Stored data:
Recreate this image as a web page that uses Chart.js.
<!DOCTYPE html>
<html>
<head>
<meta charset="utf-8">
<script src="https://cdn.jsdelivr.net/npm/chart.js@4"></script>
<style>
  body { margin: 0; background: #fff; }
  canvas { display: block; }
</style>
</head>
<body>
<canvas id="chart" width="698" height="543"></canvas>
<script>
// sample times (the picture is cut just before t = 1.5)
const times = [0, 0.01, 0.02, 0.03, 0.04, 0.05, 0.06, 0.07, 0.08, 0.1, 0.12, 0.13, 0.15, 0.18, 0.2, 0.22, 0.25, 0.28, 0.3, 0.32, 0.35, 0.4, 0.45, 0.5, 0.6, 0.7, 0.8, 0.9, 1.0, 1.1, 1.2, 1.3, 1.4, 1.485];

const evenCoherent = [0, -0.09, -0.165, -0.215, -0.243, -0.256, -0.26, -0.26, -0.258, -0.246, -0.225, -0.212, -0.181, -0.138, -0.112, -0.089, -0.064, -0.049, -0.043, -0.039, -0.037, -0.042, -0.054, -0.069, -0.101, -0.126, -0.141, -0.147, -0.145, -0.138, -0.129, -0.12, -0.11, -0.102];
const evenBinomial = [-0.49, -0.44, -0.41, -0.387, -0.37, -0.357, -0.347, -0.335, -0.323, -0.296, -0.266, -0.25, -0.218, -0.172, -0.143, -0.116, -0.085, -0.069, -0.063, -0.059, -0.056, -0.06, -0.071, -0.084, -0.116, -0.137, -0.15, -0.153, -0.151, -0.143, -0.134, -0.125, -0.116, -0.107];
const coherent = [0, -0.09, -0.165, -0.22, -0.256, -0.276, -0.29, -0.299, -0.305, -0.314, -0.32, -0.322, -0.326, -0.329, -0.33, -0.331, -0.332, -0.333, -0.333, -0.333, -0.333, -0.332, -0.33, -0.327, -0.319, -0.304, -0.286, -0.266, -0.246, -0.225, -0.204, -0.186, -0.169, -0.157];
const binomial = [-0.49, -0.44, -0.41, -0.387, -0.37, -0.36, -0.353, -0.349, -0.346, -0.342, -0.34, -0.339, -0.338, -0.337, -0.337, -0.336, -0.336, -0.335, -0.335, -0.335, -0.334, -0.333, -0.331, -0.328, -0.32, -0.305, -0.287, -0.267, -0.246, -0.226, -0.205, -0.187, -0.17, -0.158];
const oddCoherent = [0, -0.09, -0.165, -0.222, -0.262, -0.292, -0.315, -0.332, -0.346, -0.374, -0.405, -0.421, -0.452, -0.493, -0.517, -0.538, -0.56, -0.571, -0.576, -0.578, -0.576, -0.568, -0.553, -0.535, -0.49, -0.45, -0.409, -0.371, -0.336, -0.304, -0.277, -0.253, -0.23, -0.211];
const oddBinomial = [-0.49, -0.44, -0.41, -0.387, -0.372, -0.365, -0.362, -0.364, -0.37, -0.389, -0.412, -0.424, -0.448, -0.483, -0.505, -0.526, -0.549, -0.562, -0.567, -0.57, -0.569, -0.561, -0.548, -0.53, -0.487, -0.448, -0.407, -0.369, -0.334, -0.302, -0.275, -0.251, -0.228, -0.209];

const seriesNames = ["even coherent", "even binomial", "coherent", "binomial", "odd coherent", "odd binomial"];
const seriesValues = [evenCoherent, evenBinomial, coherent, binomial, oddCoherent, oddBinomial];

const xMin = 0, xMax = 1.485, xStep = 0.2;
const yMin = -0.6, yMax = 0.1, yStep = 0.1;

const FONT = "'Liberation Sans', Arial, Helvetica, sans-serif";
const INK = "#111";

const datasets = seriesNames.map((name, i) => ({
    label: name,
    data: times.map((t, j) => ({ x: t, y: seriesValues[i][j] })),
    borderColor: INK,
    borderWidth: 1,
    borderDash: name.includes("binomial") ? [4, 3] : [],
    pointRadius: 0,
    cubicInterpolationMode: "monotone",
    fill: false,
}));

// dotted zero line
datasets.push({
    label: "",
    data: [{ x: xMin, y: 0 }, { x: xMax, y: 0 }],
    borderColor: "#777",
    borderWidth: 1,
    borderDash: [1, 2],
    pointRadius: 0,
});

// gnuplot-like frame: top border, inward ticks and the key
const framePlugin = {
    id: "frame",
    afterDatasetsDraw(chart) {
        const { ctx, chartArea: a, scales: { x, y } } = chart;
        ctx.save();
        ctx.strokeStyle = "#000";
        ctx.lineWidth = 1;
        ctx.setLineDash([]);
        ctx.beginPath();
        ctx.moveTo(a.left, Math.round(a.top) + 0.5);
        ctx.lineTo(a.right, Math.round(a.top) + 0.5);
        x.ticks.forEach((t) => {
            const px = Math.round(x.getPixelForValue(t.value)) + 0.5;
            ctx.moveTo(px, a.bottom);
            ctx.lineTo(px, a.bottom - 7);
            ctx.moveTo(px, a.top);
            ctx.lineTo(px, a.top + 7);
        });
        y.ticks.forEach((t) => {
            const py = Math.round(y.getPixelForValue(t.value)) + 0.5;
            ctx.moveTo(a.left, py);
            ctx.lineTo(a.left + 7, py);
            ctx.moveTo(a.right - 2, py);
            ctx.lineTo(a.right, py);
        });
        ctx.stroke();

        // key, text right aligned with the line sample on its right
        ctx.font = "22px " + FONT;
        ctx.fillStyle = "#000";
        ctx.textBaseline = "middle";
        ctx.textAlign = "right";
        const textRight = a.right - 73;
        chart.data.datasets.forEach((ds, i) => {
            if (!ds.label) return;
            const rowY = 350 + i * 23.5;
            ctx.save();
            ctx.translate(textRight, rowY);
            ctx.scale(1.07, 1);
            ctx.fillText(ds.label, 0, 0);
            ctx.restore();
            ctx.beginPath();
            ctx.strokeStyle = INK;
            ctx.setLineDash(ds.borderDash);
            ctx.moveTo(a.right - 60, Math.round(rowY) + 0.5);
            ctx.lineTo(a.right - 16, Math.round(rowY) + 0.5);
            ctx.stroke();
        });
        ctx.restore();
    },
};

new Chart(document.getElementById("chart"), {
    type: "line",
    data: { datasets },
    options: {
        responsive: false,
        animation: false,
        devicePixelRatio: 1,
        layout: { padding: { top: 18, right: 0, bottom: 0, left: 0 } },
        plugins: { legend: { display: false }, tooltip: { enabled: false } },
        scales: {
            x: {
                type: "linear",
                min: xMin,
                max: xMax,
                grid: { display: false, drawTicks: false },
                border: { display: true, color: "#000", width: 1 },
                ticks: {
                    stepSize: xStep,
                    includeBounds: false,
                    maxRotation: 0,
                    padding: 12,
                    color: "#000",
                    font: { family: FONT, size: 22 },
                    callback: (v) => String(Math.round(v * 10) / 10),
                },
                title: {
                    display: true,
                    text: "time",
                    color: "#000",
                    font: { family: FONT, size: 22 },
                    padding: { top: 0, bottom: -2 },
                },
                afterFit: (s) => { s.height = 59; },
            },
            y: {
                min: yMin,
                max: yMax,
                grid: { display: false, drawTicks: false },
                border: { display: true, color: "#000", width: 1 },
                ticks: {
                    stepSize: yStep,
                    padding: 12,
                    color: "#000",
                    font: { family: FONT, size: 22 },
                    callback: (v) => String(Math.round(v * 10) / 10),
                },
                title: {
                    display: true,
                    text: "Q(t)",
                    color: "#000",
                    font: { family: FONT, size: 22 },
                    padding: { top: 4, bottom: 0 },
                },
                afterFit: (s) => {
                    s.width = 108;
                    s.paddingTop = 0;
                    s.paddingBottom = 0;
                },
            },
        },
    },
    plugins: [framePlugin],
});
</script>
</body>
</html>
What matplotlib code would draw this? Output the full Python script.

TASK PROMPT:
Return all of the data precisely as it appears.

THE SOLUTION:
Recreate this image as a web page that uses Chart.js.
<!DOCTYPE html>
<html>
<head>
<meta charset="utf-8">
<script src="https://cdn.jsdelivr.net/npm/chart.js@4"></script>
<style>
  body { margin: 0; background: #fff; }
  canvas { display: block; }
</style>
</head>
<body>
<canvas id="chart" width="698" height="543"></canvas>
<script>
// sample times (the picture is cut just before t = 1.5)
const times = [0, 0.01, 0.02, 0.03, 0.04, 0.05, 0.06, 0.07, 0.08, 0.1, 0.12, 0.13, 0.15, 0.18, 0.2, 0.22, 0.25, 0.28, 0.3, 0.32, 0.35, 0.4, 0.45, 0.5, 0.6, 0.7, 0.8, 0.9, 1.0, 1.1, 1.2, 1.3, 1.4, 1.485];

const evenCoherent = [0, -0.09, -0.165, -0.215, -0.243, -0.256, -0.26, -0.26, -0.258, -0.246, -0.225, -0.212, -0.181, -0.138, -0.112, -0.089, -0.064, -0.049, -0.043, -0.039, -0.037, -0.042, -0.054, -0.069, -0.101, -0.126, -0.141, -0.147, -0.145, -0.138, -0.129, -0.12, -0.11, -0.102];
const evenBinomial = [-0.49, -0.44, -0.41, -0.387, -0.37, -0.357, -0.347, -0.335, -0.323, -0.296, -0.266, -0.25, -0.218, -0.172, -0.143, -0.116, -0.085, -0.069, -0.063, -0.059, -0.056, -0.06, -0.071, -0.084, -0.116, -0.137, -0.15, -0.153, -0.151, -0.143, -0.134, -0.125, -0.116, -0.107];
const coherent = [0, -0.09, -0.165, -0.22, -0.256, -0.276, -0.29, -0.299, -0.305, -0.314, -0.32, -0.322, -0.326, -0.329, -0.33, -0.331, -0.332, -0.333, -0.333, -0.333, -0.333, -0.332, -0.33, -0.327, -0.319, -0.304, -0.286, -0.266, -0.246, -0.225, -0.204, -0.186, -0.169, -0.157];
const binomial = [-0.49, -0.44, -0.41, -0.387, -0.37, -0.36, -0.353, -0.349, -0.346, -0.342, -0.34, -0.339, -0.338, -0.337, -0.337, -0.336, -0.336, -0.335, -0.335, -0.335, -0.334, -0.333, -0.331, -0.328, -0.32, -0.305, -0.287, -0.267, -0.246, -0.226, -0.205, -0.187, -0.17, -0.158];
const oddCoherent = [0, -0.09, -0.165, -0.222, -0.262, -0.292, -0.315, -0.332, -0.346, -0.374, -0.405, -0.421, -0.452, -0.493, -0.517, -0.538, -0.56, -0.571, -0.576, -0.578, -0.576, -0.568, -0.553, -0.535, -0.49, -0.45, -0.409, -0.371, -0.336, -0.304, -0.277, -0.253, -0.23, -0.211];
const oddBinomial = [-0.49, -0.44, -0.41, -0.387, -0.372, -0.365, -0.362, -0.364, -0.37, -0.389, -0.412, -0.424, -0.448, -0.483, -0.505, -0.526, -0.549, -0.562, -0.567, -0.57, -0.569, -0.561, -0.548, -0.53, -0.487, -0.448, -0.407, -0.369, -0.334, -0.302, -0.275, -0.251, -0.228, -0.209];

const seriesNames = ["even coherent", "even binomial", "coherent", "binomial", "odd coherent", "odd binomial"];
const seriesValues = [evenCoherent, evenBinomial, coherent, binomial, oddCoherent, oddBinomial];

const xMin = 0, xMax = 1.485, xStep = 0.2;
const yMin = -0.6, yMax = 0.1, yStep = 0.1;

const FONT = "'Liberation Sans', Arial, Helvetica, sans-serif";
const INK = "#111";

const datasets = seriesNames.map((name, i) => ({
    label: name,
    data: times.map((t, j) => ({ x: t, y: seriesValues[i][j] })),
    borderColor: INK,
    borderWidth: 1,
    borderDash: name.includes("binomial") ? [4, 3] : [],
    pointRadius: 0,
    cubicInterpolationMode: "monotone",
    fill: false,
}));

// dotted zero line
datasets.push({
    label: "",
    data: [{ x: xMin, y: 0 }, { x: xMax, y: 0 }],
    borderColor: "#777",
    borderWidth: 1,
    borderDash: [1, 2],
    pointRadius: 0,
});

// gnuplot-like frame: top border, inward ticks and the key
const framePlugin = {
    id: "frame",
    afterDatasetsDraw(chart) {
        const { ctx, chartArea: a, scales: { x, y } } = chart;
        ctx.save();
        ctx.strokeStyle = "#000";
        ctx.lineWidth = 1;
        ctx.setLineDash([]);
        ctx.beginPath();
        ctx.moveTo(a.left, Math.round(a.top) + 0.5);
        ctx.lineTo(a.right, Math.round(a.top) + 0.5);
        x.ticks.forEach((t) => {
            const px = Math.round(x.getPixelForValue(t.value)) + 0.5;
            ctx.moveTo(px, a.bottom);
            ctx.lineTo(px, a.bottom - 7);
            ctx.moveTo(px, a.top);
            ctx.lineTo(px, a.top + 7);
        });
        y.ticks.forEach((t) => {
            const py = Math.round(y.getPixelForValue(t.value)) + 0.5;
            ctx.moveTo(a.left, py);
            ctx.lineTo(a.left + 7, py);
            ctx.moveTo(a.right - 2, py);
            ctx.lineTo(a.right, py);
        });
        ctx.stroke();

        // key, text right aligned with the line sample on its right
        ctx.font = "22px " + FONT;
        ctx.fillStyle = "#000";
        ctx.textBaseline = "middle";
        ctx.textAlign = "right";
        const textRight = a.right - 73;
        chart.data.datasets.forEach((ds, i) => {
            if (!ds.label) return;
            const rowY = 350 + i * 23.5;
            ctx.save();
            ctx.translate(textRight, rowY);
            ctx.scale(1.07, 1);
            ctx.fillText(ds.label, 0, 0);
            ctx.restore();
            ctx.beginPath();
            ctx.strokeStyle = INK;
            ctx.setLineDash(ds.borderDash);
            ctx.moveTo(a.right - 60, Math.round(rowY) + 0.5);
            ctx.lineTo(a.right - 16, Math.round(rowY) + 0.5);
            ctx.stroke();
        });
        ctx.restore();
    },
};

new Chart(document.getElementById("chart"), {
    type: "line",
    data: { datasets },
    options: {
        responsive: false,
        animation: false,
        devicePixelRatio: 1,
        layout: { padding: { top: 18, right: 0, bottom: 0, left: 0 } },
        plugins: { legend: { display: false }, tooltip: { enabled: false } },
        scales: {
            x: {
                type: "linear",
                min: xMin,
                max: xMax,
                grid: { display: false, drawTicks: false },
                border: { display: true, color: "#000", width: 1 },
                ticks: {
                    stepSize: xStep,
                    includeBounds: false,
                    maxRotation: 0,
                    padding: 12,
                    color: "#000",
                    font: { family: FONT, size: 22 },
                    callback: (v) => String(Math.round(v * 10) / 10),
                },
                title: {
                    display: true,
                    text: "time",
                    color: "#000",
                    font: { family: FONT, size: 22 },
                    padding: { top: 0, bottom: -2 },
                },
                afterFit: (s) => { s.height = 59; },
            },
            y: {
                min: yMin,
                max: yMax,
                grid: { display: false, drawTicks: false },
                border: { display: true, color: "#000", width: 1 },
                ticks: {
                    stepSize: yStep,
                    padding: 12,
                    color: "#000",
                    font: { family: FONT, size: 22 },
                    callback: (v) => String(Math.round(v * 10) / 10),
                },
                title: {
                    display: true,
                    text: "Q(t)",
                    color: "#000",
                    font: { family: FONT, size: 22 },
                    padding: { top: 4, bottom: 0 },
                },
                afterFit: (s) => {
                    s.width = 108;
                    s.paddingTop = 0;
                    s.paddingBottom = 0;
                },
            },
        },
    },
    plugins: [framePlugin],
});
</script>
</body>
</html>
What matplotlib code would draw this? Output the full Python script.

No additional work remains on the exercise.